Wechsel an der Spitze: Bain & Company, die Nummer drei unter den weltweit tätigen Anbietern von Management Consulting, bekommt einen neuen Chef. Der 51-jährige Flame Christophe De Vusser soll im kommenden Juli den Amerikaner Manny Maceda als Managing Director ablösen, heißt es in einer aktuellen Mitteilung der Firma. Der Belgier wird der erste Europäer in Bains 50-jähriger Geschichte sein, der die Firma steuern darf.
Bain unterhält derzeit über 60 Büros in 40 Ländern Ländern und beschäftigt weltweit etwa 19000 Mitarbeiter. Den Umsatz gibt der in der US-Ostküstenmetropole Boston ansässige Beratungsriese nicht offiziell bekannt – ganz so wie Konkurrent McKinsey & Company. Das Manager Magazin schreibt ohne Angabe einer Quelle, Bain habe seinen Jahresumsatz von etwas mehr als drei Milliarden US-Dollar (etwa 2,7 Milliarden Euro) im Jahr 2018 auf etwa sechs Milliarden Dollar im vergangenen Jahr steigern können. Den Umsatz von McKinsey beziffert das Magazin mit „etwa 16 Milliarden Dollar“. Boston Consulting habe fast zwölf Milliarden Dollar Umsatz erzielt.

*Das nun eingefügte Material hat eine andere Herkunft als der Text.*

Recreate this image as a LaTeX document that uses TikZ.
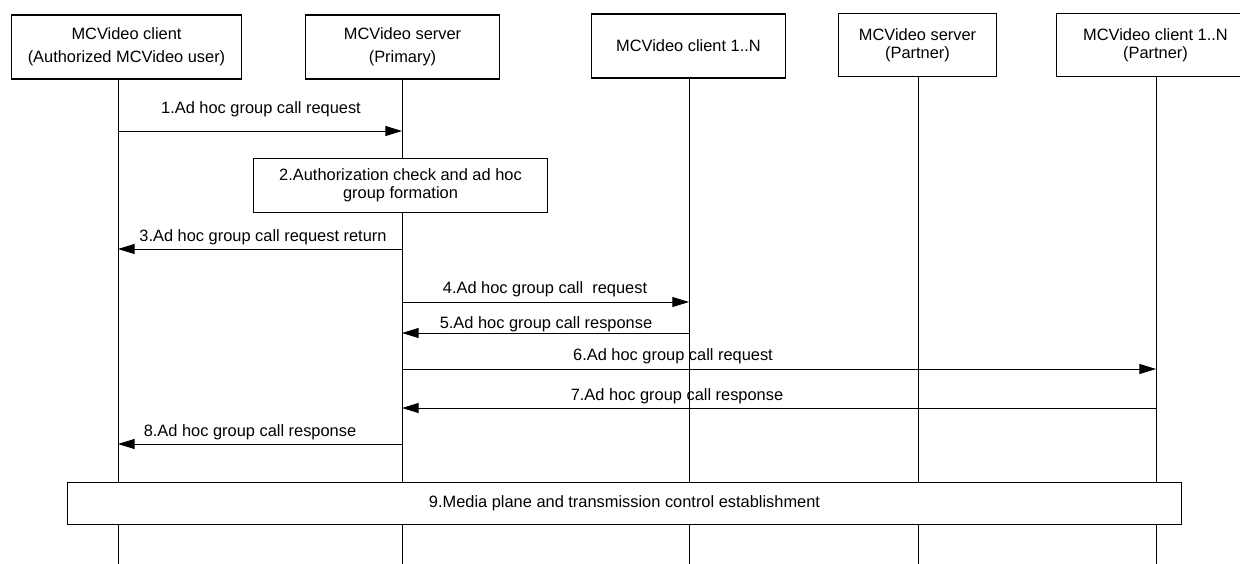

Laut der Firmenmitteilung hat Maceda Bain & Company „durch eine Phase beschleunigter Expansion“ geführt. In der Tat: Die Consultants haben in den vergangenen Jahren nicht nur Umsatz und Mitarbeiterzahl kräftig gesteigert, sondern auch eine ganze Reihe von kleineren Beratungsfirmen gekauft, sich an Firmen beteiligt sowie strategische Partnerschaften aufgebaut. Die Firma lobt den scheidenden Chef auch deswegen, weil er Bains „einzigartige Kultur der Zusammenarbeit“ gefördert und der Firma geholfen habe, „Auszeichnungen als einer der besten Arbeitgeber der Welt“ zu erhalten.
Keine überzeugende Antwort
Überzeugendes Lob klingt bei Consultants jedoch anders. Und wenn Bains Erfolg tatsächlich vor allem Maceda zuzurechnen wäre: Nach den Statuten der Firma wäre es durchaus möglich, den 61-Jährigen weitere drei Jahre an der Spitze zu lassen. Aber jenseits der Altersgrenze 60 wird man in der schnelllebigen Beraterbranche meist aufs Abstellgleis rangiert. Da wäre Maceda wirklich kein Einzelfall. Viele Chefs großer Beratungsfirmen mussten Jüngeren Platz machen, obwohl sie gerne länger auf der Kommandobrücke geblieben wären. Vermutlich aber hat der scheidende Bain-CEO auch keine überzeugende Antwort auf die akuten Probleme seiner Firma gefunden.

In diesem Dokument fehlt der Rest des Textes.